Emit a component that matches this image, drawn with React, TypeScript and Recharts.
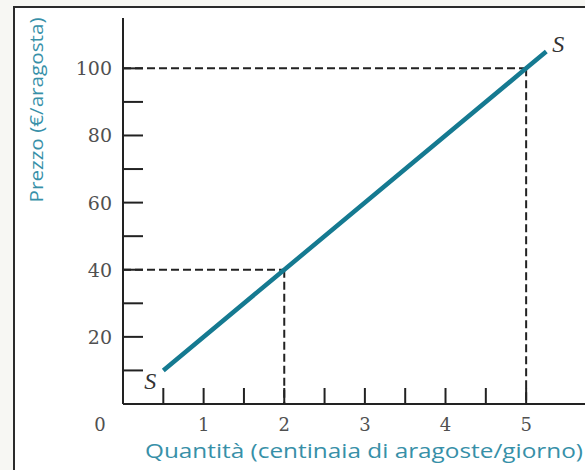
import React from 'react';
import { LineChart, Line, XAxis, YAxis, ReferenceLine } from 'recharts';

// curva di offerta S (quantità in centinaia, prezzo in €)
const quantita = [0.5, 2, 5, 5.25];
const prezzo = [10, 40, 100, 105];

// punti evidenziati con le linee tratteggiate
const puntiQ = [2, 5];
const puntiP = [40, 100];

const xTicks = [0, 0.5, 1, 1.5, 2, 2.5, 3, 3.5, 4, 4.5, 5];
const yTicks = [10, 20, 30, 40, 50, 60, 70, 80, 90, 100];

const dati = quantita.map((q, i) => ({ q, p: prezzo[i] }));

const TEAL = '#157a91';
const TEAL_TESTO = '#3790a8';
const NERO = '#222';

const TickX = ({ x, y, payload }: any) => {
  const v = payload.value;
  return (
    <g>
      {v > 0 && <line x1={x} y1={y} x2={x} y2={y - 16} stroke={NERO} strokeWidth={2} />}
      {(v === 0 || Number.isInteger(v)) && (
        <text
          x={v === 0 ? x - 23 : x}
          y={y + 27}
          textAnchor="middle"
          fontFamily="DejaVu Serif"
          fontSize={18}
          fill="#505050"
        >
          {v}
        </text>
      )}
    </g>
  );
};

const TickY = ({ x, y, payload }: any) => {
  const v = payload.value;
  return (
    <g>
      <line x1={x} y1={y} x2={x + 20} y2={y} stroke={NERO} strokeWidth={2} />
      {v % 20 === 0 && (
        <text
          x={x - 11}
          y={y + 7}
          textAnchor="end"
          fontFamily="DejaVu Serif"
          fontSize={19}
          fill="#505050"
        >
          {v}
        </text>
      )}
    </g>
  );
};

const EtichettaS = ({ x, y, index }: any) => {
  if (index === 0) {
    return (
      <text x={x - 13} y={y + 19} textAnchor="middle" fontFamily="Liberation Serif" fontStyle="italic" fontSize={24} fill="#333">
        S
      </text>
    );
  }
  if (index === dati.length - 1) {
    return (
      <text x={x + 12} y={y} textAnchor="middle" fontFamily="Liberation Serif" fontStyle="italic" fontSize={24} fill="#333">
        S
      </text>
    );
  }
  return null;
};

export default function App() {
  return (
    <div style={{ position: 'absolute', left: 0, top: 0, width: 585, height: 470, background: '#f7f7f3', overflow: 'hidden' }}>
      <div
        style={{
          position: 'absolute',
          left: 13,
          top: 6,
          width: 600,
          height: 500,
          background: '#fff',
          borderLeft: '2px solid #2b2b2b',
          borderTop: '2px solid #2b2b2b',
        }}
      />
      <div style={{ position: 'absolute', left: 0, top: 0 }}>
        <LineChart width={585} height={470} data={dati} margin={{ top: 18, right: 0, bottom: 0, left: 0 }}>
          <XAxis
            dataKey="q"
            type="number"
            domain={[0, 5.73]}
            ticks={xTicks}
            interval={0}
            height={66}
            tickSize={0}
            tickMargin={0}
            tickLine={false}
            axisLine={{ stroke: NERO, strokeWidth: 2 }}
            tick={<TickX />}
            label={{
              content: ({ viewBox }: any) => (
                <text
                  x={viewBox.x + 22}
                  y={viewBox.y + 54}
                  fontFamily="Open Sans"
                  fontWeight={400}
                  fontSize={20}
                  fill={TEAL_TESTO}
                  textLength={438}
                  lengthAdjust="spacingAndGlyphs"
                >
                  Quantità (centinaia di aragoste/giorno)
                </text>
              ),
            }}
          />
          <YAxis
            type="number"
            domain={[0, 115]}
            ticks={yTicks}
            interval={0}
            width={123}
            tickSize={0}
            tickMargin={0}
            tickLine={false}
            axisLine={{ stroke: NERO, strokeWidth: 2 }}
            tick={<TickY />}
            label={{
              content: () => (
                <text
                  x={43}
                  y={110}
                  textAnchor="middle"
                  transform="rotate(-90, 43, 110)"
                  fontFamily="Open Sans"
                  fontWeight={400}
                  fontSize={19}
                  fill={TEAL_TESTO}
                  textLength={185}
                  lengthAdjust="spacingAndGlyphs"
                >
                  Prezzo (€/aragosta)
                </text>
              ),
            }}
          />
          {puntiQ.map((q, i) => (
            <ReferenceLine
              key={`h${i}`}
              segment={[{ x: 0, y: puntiP[i] }, { x: q, y: puntiP[i] }]}
              stroke={NERO}
              strokeWidth={2}
              strokeDasharray="8 4"
            />
          ))}
          {puntiQ.map((q, i) => (
            <ReferenceLine
              key={`v${i}`}
              segment={[{ x: q, y: puntiP[i] }, { x: q, y: 0 }]}
              stroke={NERO}
              strokeWidth={2}
              strokeDasharray="8 4"
            />
          ))}
          <Line
            type="linear"
            dataKey="p"
            stroke={TEAL}
            strokeWidth={4.5}
            dot={false}
            isAnimationActive={false}
            label={<EtichettaS />}
          />
        </LineChart>
      </div>
    </div>
  );
}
=====
### EXERCISE DESCRIPTION:
Leave the pictures out, and print every line of the listing exactly as written.

### COMPLETED EXERCISE:
Emit a component that matches this image, drawn with React, TypeScript and Recharts.
import React from 'react';
import { LineChart, Line, XAxis, YAxis, ReferenceLine } from 'recharts';

// curva di offerta S (quantità in centinaia, prezzo in €)
const quantita = [0.5, 2, 5, 5.25];
const prezzo = [10, 40, 100, 105];

// punti evidenziati con le linee tratteggiate
const puntiQ = [2, 5];
const puntiP = [40, 100];

const xTicks = [0, 0.5, 1, 1.5, 2, 2.5, 3, 3.5, 4, 4.5, 5];
const yTicks = [10, 20, 30, 40, 50, 60, 70, 80, 90, 100];

const dati = quantita.map((q, i) => ({ q, p: prezzo[i] }));

const TEAL = '#157a91';
const TEAL_TESTO = '#3790a8';
const NERO = '#222';

const TickX = ({ x, y, payload }: any) => {
  const v = payload.value;
  return (
    <g>
      {v > 0 && <line x1={x} y1={y} x2={x} y2={y - 16} stroke={NERO} strokeWidth={2} />}
      {(v === 0 || Number.isInteger(v)) && (
        <text
          x={v === 0 ? x - 23 : x}
          y={y + 27}
          textAnchor="middle"
          fontFamily="DejaVu Serif"
          fontSize={18}
          fill="#505050"
        >
          {v}
        </text>
      )}
    </g>
  );
};

const TickY = ({ x, y, payload }: any) => {
  const v = payload.value;
  return (
    <g>
      <line x1={x} y1={y} x2={x + 20} y2={y} stroke={NERO} strokeWidth={2} />
      {v % 20 === 0 && (
        <text
          x={x - 11}
          y={y + 7}
          textAnchor="end"
          fontFamily="DejaVu Serif"
          fontSize={19}
          fill="#505050"
        >
          {v}
        </text>
      )}
    </g>
  );
};

const EtichettaS = ({ x, y, index }: any) => {
  if (index === 0) {
    return (
      <text x={x - 13} y={y + 19} textAnchor="middle" fontFamily="Liberation Serif" fontStyle="italic" fontSize={24} fill="#333">
        S
      </text>
    );
  }
  if (index === dati.length - 1) {
    return (
      <text x={x + 12} y={y} textAnchor="middle" fontFamily="Liberation Serif" fontStyle="italic" fontSize={24} fill="#333">
        S
      </text>
    );
  }
  return null;
};

export default function App() {
  return (
    <div style={{ position: 'absolute', left: 0, top: 0, width: 585, height: 470, background: '#f7f7f3', overflow: 'hidden' }}>
      <div
        style={{
          position: 'absolute',
          left: 13,
          top: 6,
          width: 600,
          height: 500,
          background: '#fff',
          borderLeft: '2px solid #2b2b2b',
          borderTop: '2px solid #2b2b2b',
        }}
      />
      <div style={{ position: 'absolute', left: 0, top: 0 }}>
        <LineChart width={585} height={470} data={dati} margin={{ top: 18, right: 0, bottom: 0, left: 0 }}>
          <XAxis
            dataKey="q"
            type="number"
            domain={[0, 5.73]}
            ticks={xTicks}
            interval={0}
            height={66}
            tickSize={0}
            tickMargin={0}
            tickLine={false}
            axisLine={{ stroke: NERO, strokeWidth: 2 }}
            tick={<TickX />}
            label={{
              content: ({ viewBox }: any) => (
                <text
                  x={viewBox.x + 22}
                  y={viewBox.y + 54}
                  fontFamily="Open Sans"
                  fontWeight={400}
                  fontSize={20}
                  fill={TEAL_TESTO}
                  textLength={438}
                  lengthAdjust="spacingAndGlyphs"
                >
                  Quantità (centinaia di aragoste/giorno)
                </text>
              ),
            }}
          />
          <YAxis
            type="number"
            domain={[0, 115]}
            ticks={yTicks}
            interval={0}
            width={123}
            tickSize={0}
            tickMargin={0}
            tickLine={false}
            axisLine={{ stroke: NERO, strokeWidth: 2 }}
            tick={<TickY />}
            label={{
              content: () => (
                <text
                  x={43}
                  y={110}
                  textAnchor="middle"
                  transform="rotate(-90, 43, 110)"
                  fontFamily="Open Sans"
                  fontWeight={400}
                  fontSize={19}
                  fill={TEAL_TESTO}
                  textLength={185}
                  lengthAdjust="spacingAndGlyphs"
                >
                  Prezzo (€/aragosta)
                </text>
              ),
            }}
          />
          {puntiQ.map((q, i) => (
            <ReferenceLine
              key={`h${i}`}
              segment={[{ x: 0, y: puntiP[i] }, { x: q, y: puntiP[i] }]}
              stroke={NERO}
              strokeWidth={2}
              strokeDasharray="8 4"
            />
          ))}
          {puntiQ.map((q, i) => (
            <ReferenceLine
              key={`v${i}`}
              segment={[{ x: q, y: puntiP[i] }, { x: q, y: 0 }]}
              stroke={NERO}
              strokeWidth={2}
              strokeDasharray="8 4"
            />
          ))}
          <Line
            type="linear"
            dataKey="p"
            stroke={TEAL}
            strokeWidth={4.5}
            dot={false}
            isAnimationActive={false}
            label={<EtichettaS />}
          />
        </LineChart>
      </div>
    </div>
  );
}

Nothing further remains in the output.